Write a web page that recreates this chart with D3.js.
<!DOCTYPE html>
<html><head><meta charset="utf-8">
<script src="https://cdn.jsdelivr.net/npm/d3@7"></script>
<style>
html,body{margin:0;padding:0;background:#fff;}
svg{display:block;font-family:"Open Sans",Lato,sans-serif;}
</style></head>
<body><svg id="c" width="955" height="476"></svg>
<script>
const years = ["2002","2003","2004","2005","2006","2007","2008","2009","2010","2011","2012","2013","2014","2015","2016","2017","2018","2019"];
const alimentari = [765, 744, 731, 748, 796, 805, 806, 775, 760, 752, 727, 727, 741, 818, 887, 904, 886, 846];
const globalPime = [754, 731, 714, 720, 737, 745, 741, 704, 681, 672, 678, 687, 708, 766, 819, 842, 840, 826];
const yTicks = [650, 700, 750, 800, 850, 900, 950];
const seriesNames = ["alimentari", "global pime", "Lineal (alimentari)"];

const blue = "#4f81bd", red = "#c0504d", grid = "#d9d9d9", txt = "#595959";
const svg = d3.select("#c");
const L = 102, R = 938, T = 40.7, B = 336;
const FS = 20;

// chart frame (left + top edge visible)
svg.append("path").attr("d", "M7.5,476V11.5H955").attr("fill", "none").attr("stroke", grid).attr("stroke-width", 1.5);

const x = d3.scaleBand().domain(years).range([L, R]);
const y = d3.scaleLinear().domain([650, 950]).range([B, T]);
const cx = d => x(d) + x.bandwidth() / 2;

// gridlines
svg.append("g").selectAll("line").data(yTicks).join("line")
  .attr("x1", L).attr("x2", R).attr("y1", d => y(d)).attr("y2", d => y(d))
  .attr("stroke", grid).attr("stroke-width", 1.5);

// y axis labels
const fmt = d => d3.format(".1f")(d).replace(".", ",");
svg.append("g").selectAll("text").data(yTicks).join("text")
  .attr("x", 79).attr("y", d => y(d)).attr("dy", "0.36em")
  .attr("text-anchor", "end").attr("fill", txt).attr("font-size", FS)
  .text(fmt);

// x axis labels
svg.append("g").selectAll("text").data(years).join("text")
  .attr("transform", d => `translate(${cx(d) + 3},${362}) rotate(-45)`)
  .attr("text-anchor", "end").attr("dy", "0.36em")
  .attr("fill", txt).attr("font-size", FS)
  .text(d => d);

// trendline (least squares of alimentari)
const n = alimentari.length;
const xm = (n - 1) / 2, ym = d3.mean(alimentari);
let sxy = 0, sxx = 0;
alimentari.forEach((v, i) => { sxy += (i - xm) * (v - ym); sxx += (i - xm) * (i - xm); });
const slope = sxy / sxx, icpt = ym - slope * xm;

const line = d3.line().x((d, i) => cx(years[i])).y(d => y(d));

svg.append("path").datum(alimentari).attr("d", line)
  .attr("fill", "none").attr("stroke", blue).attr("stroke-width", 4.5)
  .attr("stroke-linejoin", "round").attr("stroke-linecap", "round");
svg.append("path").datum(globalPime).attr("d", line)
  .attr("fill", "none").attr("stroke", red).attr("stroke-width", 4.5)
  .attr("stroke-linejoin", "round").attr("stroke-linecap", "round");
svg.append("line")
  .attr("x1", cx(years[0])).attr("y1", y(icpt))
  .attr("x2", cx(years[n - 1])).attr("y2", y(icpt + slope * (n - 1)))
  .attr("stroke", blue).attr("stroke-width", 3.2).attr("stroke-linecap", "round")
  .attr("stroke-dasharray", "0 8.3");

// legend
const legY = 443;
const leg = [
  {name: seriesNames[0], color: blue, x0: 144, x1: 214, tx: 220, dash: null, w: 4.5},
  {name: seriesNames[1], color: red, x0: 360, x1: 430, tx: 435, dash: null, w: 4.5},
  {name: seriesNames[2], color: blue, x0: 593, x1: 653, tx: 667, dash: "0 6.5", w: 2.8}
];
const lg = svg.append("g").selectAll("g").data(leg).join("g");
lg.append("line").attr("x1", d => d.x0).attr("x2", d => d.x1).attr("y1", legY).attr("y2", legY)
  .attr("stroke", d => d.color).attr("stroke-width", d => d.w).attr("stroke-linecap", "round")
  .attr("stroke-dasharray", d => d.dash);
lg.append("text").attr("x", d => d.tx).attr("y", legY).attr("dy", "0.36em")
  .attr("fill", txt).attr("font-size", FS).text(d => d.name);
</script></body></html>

■ WHAT IS ASKED ■
Return the opening line of the data and every line after it through the line containing "const FS = 20;", please, exactly as written and with nothing added.

■ SOLUTION TO THIS EXERCISE ■
Write a web page that recreates this chart with D3.js.
<!DOCTYPE html>
<html><head><meta charset="utf-8">
<script src="https://cdn.jsdelivr.net/npm/d3@7"></script>
<style>
html,body{margin:0;padding:0;background:#fff;}
svg{display:block;font-family:"Open Sans",Lato,sans-serif;}
</style></head>
<body><svg id="c" width="955" height="476"></svg>
<script>
const years = ["2002","2003","2004","2005","2006","2007","2008","2009","2010","2011","2012","2013","2014","2015","2016","2017","2018","2019"];
const alimentari = [765, 744, 731, 748, 796, 805, 806, 775, 760, 752, 727, 727, 741, 818, 887, 904, 886, 846];
const globalPime = [754, 731, 714, 720, 737, 745, 741, 704, 681, 672, 678, 687, 708, 766, 819, 842, 840, 826];
const yTicks = [650, 700, 750, 800, 850, 900, 950];
const seriesNames = ["alimentari", "global pime", "Lineal (alimentari)"];

const blue = "#4f81bd", red = "#c0504d", grid = "#d9d9d9", txt = "#595959";
const svg = d3.select("#c");
const L = 102, R = 938, T = 40.7, B = 336;
const FS = 20;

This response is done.